Штейнер Е.С.: Вы абсолютно правы, но я бы позволил себе
уточнение в одном слове. Не коллективные формации, а групповые.
Коллективное сознание – это универсальное сознание. А групповое
подразумеквает, что групп может быть несколько. И они могут не
пересекаться. Кстати, там никогда не было мейнстрима. В западных
языках отдельные школы буддизма часто переводят словом «секта».
Это вполне могло считаться сектами в том плане, что верные
ученики объединялись вокруг харизматического мастера и разделяли
его энергии и питались вот этим энергийным полем, которое могло
быть другим для соседнего монастыря и его адептов. Кстати, очень
часто происходили столкновения между ними. Это специфически
буддийская тонкость. Коллективное не в смысле универсального, а в
смысле группового. Это самый интересный, возможно, момент в
дзэнском буддизме.
Хоружий С.С.: Это не противоречит концепту соборности. Он
довольно мало проработан. И неочевидно, предполагает ли он такую
всечеловеческую общность. Или он допускает эти сообщества уже
наделенными качеством транс, мета соборности. Пока это очень
зыбкая почва.
Штейнер Е.С.: Зыбкая, да.
Хоружий С.С.: Здесь мы оказываемся весьма близко к уклонениям в
религии нации, общины, группы. Это известный род религиозности,
когда свое сообщество национальное или какое-нибудь еще
становится
предметом
веры
как
наделенная
этими
транснатуральными божественными характеристиками. Хорошо бы
расставить эти вехи.
Ахутин А.В.: Мне кажется, что вот этот ненатурализм, и поэтому
некосмизм всё-таки проявляется в докладе Евгения Семеновича
через сознание. Это безразмерная плоскость, которая уже
ненатуралистична.
Хоружий С.С.: Я боюсь, что сознание не спасает от натурализма. Во
всяком трансперсонализме космическое сознание, отождествление
сознания с космосом – это уже общее место.
Ахутин А.В.: Эта возможность натуралистического истолкования
проистекает из того, что ты слишком разные формы совмещаешь в
одно. Одно дело то, о чем говорит Евгений Семенович, другое дело
наш космизм, пантеизм – это все вообще разные вещи. А то, что я
обрёл в своих копаниях и то что я слышу, это именно
ненатуралистичность того, что называется сознанием или
переводится как сознание. И это ближе всего к тому, что в Европе
известно благодаря феноменологии. А пафос феноменологии
заключается в денатурализации. А денатурализация может быть
только в сознании. Больше нет места для феноменологии, кроме как
в сознании.
Хоружий С.С.: Именно это я и сказал. В современной культуре
существуют уже проложенные рельсы соскальзывания в
натуралистическую трактовку самого же сознания.
Ахутин А.В.: Да, но нужно держаться.
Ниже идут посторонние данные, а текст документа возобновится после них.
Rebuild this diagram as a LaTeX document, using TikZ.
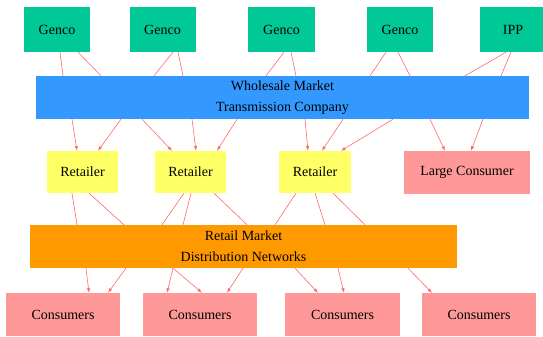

Здесь основное требование это такое понятие сознания, которое должно следить за тем, чтобы в
натуралистическое не соскользнуть. Поэтому мне кажется, что
материал Евгения Семеновича дает нам почти правило. Оно
указывает, как не соскальзывать. И что касается последней
дискуссии. Насколько я понимаю, это сознание отнюдь не групповое,
а абсолютное. Оно вне вообще какой бы то ни было общности.
Единицы различаются, но телос один. Он и есть это универсальное,
неопределенное, никаким образом не охарактеризованное сознание.
Это то, что Гусерль называет полем сознания. То, что для него
является началом, здесь является телосом.
И что касаемо достижения претворения. Я не вижу никаких
противоречий между лествицей и мгновенностью. Во-первых,
лествица не на каждой ступени, и тем более в конце не обеспечивает
поступательный ход. Добраться до вершины может тот, кто обладает
характером. С другой стороны эта мгновенность предполагает
длительную практику, то есть некоторую ступенчатость
восхождения. Идея предельного бытия, там, где я присутствую
предельным образом, характеризуется словом «мгновение» .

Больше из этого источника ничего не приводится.